主人公の少女が生活の糧を得るために盗みを働く。さらに、盗みに協力した他の子供たちにはほんの少ししか分け前を与えない。幼いながらも相当のワルである主人公の姿が、それでも映画では肯定的に描かれる。
孤児院を出てギター弾きのもとへと戻る彼女の未来に明るいものが見えるだろうか?盲目の年老いたホームレスに少女を守る力などあるはずもない。
このように、映画は観客に様々な論理的破綻を無防備に晒している。
だから、この映画は駄作になるのだろうか。いや、そうではあるまい。
あらゆる人間の生が矛盾に満ちているように、映画という虚構もまた矛盾に満ちている。
フィリピンという国の福祉の現実を批判しつつ、発展途上国の人々に対する収奪によって成り立っている安い海外製品を消費することも矛盾である。
そのような欺瞞は誰しも陥る可能性がある中、一つずつそれらのことに気づきながら、向かい合いことが人生の側面だ。

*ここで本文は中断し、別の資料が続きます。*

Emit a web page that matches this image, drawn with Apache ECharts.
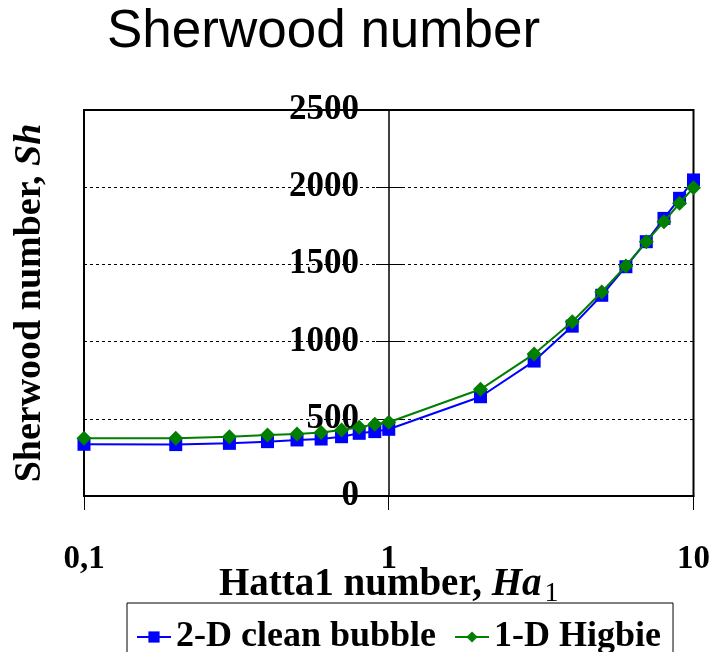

ギター弾きのピーターがどこでどうやって生きてきたのか。大きな謎には違いない。誰かのレビューにあるように、これは神様なのだと思う他はない。
貧者が神に救われるという話は、昔から童話などの寓話に、繰り返し描かれてきた。この映画もまた、そのような類型の一端に連なる。
自然なカットの繋ぎ、自然な構図。少女の憂いを帯びた歌声が心に残る。